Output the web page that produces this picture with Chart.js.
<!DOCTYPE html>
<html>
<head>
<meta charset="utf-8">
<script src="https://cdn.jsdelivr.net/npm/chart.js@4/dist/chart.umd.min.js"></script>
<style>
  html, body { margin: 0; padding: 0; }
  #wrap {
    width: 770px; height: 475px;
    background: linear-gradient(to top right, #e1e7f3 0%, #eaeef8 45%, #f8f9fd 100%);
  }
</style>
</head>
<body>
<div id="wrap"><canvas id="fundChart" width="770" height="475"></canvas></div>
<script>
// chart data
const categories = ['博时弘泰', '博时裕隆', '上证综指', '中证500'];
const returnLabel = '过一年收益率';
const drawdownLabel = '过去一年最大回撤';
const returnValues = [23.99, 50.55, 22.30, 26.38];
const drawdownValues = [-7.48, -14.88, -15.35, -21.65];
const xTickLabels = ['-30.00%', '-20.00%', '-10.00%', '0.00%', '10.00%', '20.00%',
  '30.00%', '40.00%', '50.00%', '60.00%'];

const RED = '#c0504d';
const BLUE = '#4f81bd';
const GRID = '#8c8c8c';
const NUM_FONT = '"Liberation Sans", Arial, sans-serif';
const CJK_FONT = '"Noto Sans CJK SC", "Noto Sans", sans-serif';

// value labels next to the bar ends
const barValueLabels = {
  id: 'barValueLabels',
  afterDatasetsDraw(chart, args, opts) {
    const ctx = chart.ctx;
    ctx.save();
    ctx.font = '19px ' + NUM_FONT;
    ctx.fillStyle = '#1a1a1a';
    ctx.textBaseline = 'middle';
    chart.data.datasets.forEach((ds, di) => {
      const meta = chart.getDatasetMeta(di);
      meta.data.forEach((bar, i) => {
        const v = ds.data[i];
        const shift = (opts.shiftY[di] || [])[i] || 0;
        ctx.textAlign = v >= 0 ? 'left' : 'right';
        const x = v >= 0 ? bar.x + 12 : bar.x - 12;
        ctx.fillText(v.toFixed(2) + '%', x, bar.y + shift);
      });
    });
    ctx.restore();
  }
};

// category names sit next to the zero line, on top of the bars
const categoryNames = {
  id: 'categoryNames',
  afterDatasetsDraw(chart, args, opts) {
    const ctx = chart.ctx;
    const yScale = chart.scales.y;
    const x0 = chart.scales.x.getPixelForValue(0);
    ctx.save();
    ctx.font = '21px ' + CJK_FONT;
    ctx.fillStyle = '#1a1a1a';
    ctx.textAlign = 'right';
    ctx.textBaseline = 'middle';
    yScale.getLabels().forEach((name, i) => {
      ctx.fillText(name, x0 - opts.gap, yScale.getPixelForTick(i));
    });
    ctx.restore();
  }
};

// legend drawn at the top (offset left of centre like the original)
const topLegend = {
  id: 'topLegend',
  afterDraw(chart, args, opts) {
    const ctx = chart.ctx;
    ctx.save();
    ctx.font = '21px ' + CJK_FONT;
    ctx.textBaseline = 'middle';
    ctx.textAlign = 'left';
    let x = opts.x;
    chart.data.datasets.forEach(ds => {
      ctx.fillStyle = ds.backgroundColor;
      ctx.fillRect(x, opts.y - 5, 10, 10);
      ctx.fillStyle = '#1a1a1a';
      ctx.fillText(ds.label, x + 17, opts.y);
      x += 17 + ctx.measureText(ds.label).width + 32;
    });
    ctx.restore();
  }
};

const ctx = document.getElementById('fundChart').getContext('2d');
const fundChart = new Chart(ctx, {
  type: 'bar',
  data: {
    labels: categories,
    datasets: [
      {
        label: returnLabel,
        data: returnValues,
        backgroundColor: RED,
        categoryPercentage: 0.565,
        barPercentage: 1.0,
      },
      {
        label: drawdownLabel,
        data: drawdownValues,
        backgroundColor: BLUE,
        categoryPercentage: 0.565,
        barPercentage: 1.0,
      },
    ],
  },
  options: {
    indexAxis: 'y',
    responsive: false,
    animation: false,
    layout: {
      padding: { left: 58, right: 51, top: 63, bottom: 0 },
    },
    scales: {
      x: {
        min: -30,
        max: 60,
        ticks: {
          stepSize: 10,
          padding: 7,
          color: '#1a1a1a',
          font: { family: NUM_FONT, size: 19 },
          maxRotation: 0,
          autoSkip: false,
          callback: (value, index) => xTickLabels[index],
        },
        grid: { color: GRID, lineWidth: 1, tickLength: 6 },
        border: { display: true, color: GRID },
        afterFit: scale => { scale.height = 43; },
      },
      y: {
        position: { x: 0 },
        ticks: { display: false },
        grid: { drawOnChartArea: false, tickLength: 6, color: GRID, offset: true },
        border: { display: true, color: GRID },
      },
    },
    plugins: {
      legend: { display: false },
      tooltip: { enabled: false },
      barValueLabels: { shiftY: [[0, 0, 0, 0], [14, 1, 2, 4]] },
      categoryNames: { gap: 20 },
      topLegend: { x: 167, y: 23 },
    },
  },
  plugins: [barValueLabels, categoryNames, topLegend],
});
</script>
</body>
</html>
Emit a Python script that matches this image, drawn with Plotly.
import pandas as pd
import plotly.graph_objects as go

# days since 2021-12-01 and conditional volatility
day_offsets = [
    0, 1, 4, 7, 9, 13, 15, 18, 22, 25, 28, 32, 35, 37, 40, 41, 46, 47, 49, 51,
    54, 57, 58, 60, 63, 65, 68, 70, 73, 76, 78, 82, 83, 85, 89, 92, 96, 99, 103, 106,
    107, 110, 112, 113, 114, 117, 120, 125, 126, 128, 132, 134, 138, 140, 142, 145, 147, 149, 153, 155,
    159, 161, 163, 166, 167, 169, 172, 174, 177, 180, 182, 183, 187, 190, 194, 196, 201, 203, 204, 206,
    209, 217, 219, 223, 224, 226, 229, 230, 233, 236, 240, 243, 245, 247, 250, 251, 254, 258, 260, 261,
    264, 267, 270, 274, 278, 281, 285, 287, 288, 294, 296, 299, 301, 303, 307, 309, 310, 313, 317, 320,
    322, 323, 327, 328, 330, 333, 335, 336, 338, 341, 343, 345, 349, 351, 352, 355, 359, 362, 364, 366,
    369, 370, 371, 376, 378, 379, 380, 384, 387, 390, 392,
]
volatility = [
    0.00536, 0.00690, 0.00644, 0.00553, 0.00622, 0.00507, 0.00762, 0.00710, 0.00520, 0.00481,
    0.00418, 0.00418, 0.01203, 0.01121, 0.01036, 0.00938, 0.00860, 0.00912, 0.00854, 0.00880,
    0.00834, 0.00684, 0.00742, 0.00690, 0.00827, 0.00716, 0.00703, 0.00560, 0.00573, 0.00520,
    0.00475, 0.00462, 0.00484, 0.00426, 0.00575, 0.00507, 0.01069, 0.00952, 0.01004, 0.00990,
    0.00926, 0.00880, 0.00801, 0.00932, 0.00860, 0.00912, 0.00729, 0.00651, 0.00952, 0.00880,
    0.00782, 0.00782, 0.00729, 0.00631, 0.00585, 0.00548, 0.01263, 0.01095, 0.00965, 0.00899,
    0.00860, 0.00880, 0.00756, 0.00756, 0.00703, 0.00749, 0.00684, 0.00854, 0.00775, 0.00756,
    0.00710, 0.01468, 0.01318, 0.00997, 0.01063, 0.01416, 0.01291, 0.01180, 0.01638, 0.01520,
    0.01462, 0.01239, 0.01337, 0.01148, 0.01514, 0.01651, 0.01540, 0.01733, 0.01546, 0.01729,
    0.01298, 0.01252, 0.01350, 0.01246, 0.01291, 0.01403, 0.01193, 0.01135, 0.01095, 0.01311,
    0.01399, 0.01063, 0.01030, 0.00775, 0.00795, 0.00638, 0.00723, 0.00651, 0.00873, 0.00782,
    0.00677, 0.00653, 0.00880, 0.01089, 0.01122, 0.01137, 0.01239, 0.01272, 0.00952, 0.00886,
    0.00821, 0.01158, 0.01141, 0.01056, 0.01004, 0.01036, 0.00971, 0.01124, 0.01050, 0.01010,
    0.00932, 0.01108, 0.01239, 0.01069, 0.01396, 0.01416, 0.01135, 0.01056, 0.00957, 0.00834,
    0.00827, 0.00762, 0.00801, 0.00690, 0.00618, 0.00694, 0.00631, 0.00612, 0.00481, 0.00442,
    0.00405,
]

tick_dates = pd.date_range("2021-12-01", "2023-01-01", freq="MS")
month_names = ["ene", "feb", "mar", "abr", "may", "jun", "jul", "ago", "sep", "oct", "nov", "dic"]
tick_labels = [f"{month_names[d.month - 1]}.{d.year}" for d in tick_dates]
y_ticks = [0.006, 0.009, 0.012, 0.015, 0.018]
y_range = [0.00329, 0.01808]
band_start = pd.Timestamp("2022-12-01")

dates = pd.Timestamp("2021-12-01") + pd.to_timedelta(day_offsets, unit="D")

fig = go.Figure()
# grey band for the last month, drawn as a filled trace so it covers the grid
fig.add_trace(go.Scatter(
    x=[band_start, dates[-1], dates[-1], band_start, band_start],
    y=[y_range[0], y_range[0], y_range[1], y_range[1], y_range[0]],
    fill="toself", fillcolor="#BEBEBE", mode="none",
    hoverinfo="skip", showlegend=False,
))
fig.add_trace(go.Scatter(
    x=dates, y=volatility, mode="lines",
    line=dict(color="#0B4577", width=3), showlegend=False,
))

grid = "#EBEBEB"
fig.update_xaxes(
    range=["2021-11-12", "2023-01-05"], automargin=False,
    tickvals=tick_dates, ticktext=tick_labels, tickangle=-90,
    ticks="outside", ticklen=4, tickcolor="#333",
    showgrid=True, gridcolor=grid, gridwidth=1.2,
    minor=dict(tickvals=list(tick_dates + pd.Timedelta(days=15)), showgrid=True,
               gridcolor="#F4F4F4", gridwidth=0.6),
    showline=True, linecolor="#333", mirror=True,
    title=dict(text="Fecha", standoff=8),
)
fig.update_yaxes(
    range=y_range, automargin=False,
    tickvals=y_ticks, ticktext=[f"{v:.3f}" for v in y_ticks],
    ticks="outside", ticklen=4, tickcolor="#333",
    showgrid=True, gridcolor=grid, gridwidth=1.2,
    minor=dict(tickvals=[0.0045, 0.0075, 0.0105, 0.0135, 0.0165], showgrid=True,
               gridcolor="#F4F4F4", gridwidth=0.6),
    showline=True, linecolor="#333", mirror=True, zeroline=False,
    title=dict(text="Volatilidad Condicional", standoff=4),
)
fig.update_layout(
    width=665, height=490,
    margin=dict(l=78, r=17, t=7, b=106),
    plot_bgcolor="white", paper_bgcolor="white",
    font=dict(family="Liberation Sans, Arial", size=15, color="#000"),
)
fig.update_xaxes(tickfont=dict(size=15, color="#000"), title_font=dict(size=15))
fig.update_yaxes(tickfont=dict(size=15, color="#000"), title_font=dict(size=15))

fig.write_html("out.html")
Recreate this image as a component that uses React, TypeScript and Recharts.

## THE REQUEST
Both the line with "Emit a Python" and the line with "import plotly.graph_objects as go" belong in the extract, along with every line between them; set down those lines exactly and only.

## RESPONSE TO THIS TASK
Emit a Python script that matches this image, drawn with Plotly.
import pandas as pd
import plotly.graph_objects as go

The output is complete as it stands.